Crítica de Dolor y Gloria de Almodóvar: Un autoregalo de un Pedro desnudo y un Banderas sublime
Insiste en puntualizar que no es auto-ficción. Pero lo cierto es que ‘Dolor y Gloria’ es más Pedro que nunca y menos Almodóvar que siempre. La cinta narra las apatías de un cineasta que se ha perdido entre el paso de los años, martirizado por achaques, retumbado por su insistente memoria, como un sistemático y árido vaivén cognitivo, molesto, melancólico, anhelado. Antonio Banderas está sublime.
Es interpretación sin actuación, sentimiento sin ficción, dolor sin melodrama. A lo largo de sus 108 minutos el director consigue traspasar la pantalla provocándonos preguntas. ¿Qué será cierto, qué será inventado? Juega al despiste secuencia tras secuencia, y tampoco parece importarle mucho lo que piense de él la gente.
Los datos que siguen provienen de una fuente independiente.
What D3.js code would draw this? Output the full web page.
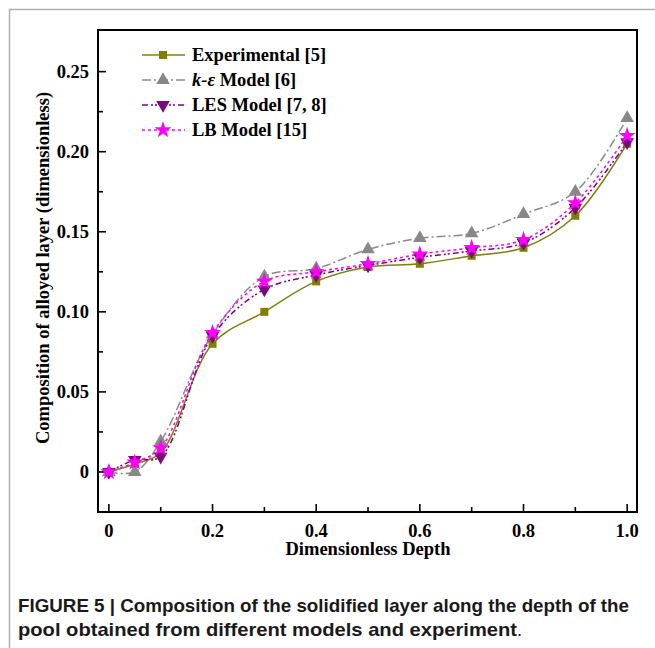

Dicen que dejar por escrito las pesadillas sirve para no volver a revivirlas. Quizás sea precisamente esta película su propia angustia narrada, a fin de no toparse con esa versión de sí mismo tan anticuada, triste, apaciguada, y al borde de aquella perdición que manchaba en los ’80 el aire denso de Madrid. Incapaz de dirigir. Incapaz de vivir. El peor delirio de un adicto al arte. Rueda entre los estados del alma, huye de su propia desgracia, ahonda en su salvaje añoranza.
En su primer plano Banderas está sumergido en el agua, le vemos ahí abajo, sentado, plasmado,
con los ojos cerrados. Una larga cicatriz recorre su tórax. La vida y la muerte, de la mano, en solemne apnea. El pueblo vuelve a ser lugar común. Mucho de cierto hay en sus secuencias. Al parecer su propia madre le reprochó que usara esas realidades entre sus ficciones. Que a las vecinas no les gusta, que tampoco son tan catetas. Y sin embargo, y en el film lo dice, es su manera de honrarlas. Sin esas mujeres Pedro no sería Almodóvar. Y cuánto hay de cierto en eso. Penélope Cruz interpreta a su madre. La que limpia la ropa en el río, la que tuvo que mudarse a una cueva, la que hace todo por un hijo que en cierto modo ni tan siquiera comprende. De esta manera Almodóvar se rodea de su entorno más familiar para moldear la cinta más personal. Sus actores estrella, su nueva cantante favorita (Rosalía), la música de su infancia (Mina, Chavela Vargas) y hasta su propia casa. Los cuadros, el sofá, los libros… -fíjense en los libros, que también actúan- todos son realmente suyos.
Y así, Almodóvar se desnuda tras el telón de una pantalla, mostrándonos sus miedos, sus pasiones, sus reproches, sus emociones. Salvador no es exactamente su alter ego. Es sí mismo versionado. Su miedo escenificado. Termina la película con otro guiño al espectador. Se abre el plano. Vemos la pértiga, quien la sujeta, el set entero. Y Salvador Mallo tras una pantalla sentado, dirigiendo ‘El primer Deseo’.
Cine dentro del cine. Realidad dentro de la verdad. No acudan a las salas a la espera de un ‘Tacones Lejanos’, no busquen ‘Volver’, no ansíen ‘La piel que habito’. Esta cinta se la ha regalado a sí mismo. Solo él, y nadie más que él, podrá entenderla al 100%. Solo sus entrañas sabrán tragar cada gota rebosante de verdad. Nos ha querido hacer ignorantes y partícipes, cómplices, chivatos. Pero bueno, a estas alturas, tras tanto cine que nos ha regalado, este film, un tanto prestado, se lo debe permitir. Es su propio dolor y gloria, aunque produzca más dolor, que para el público, gloria.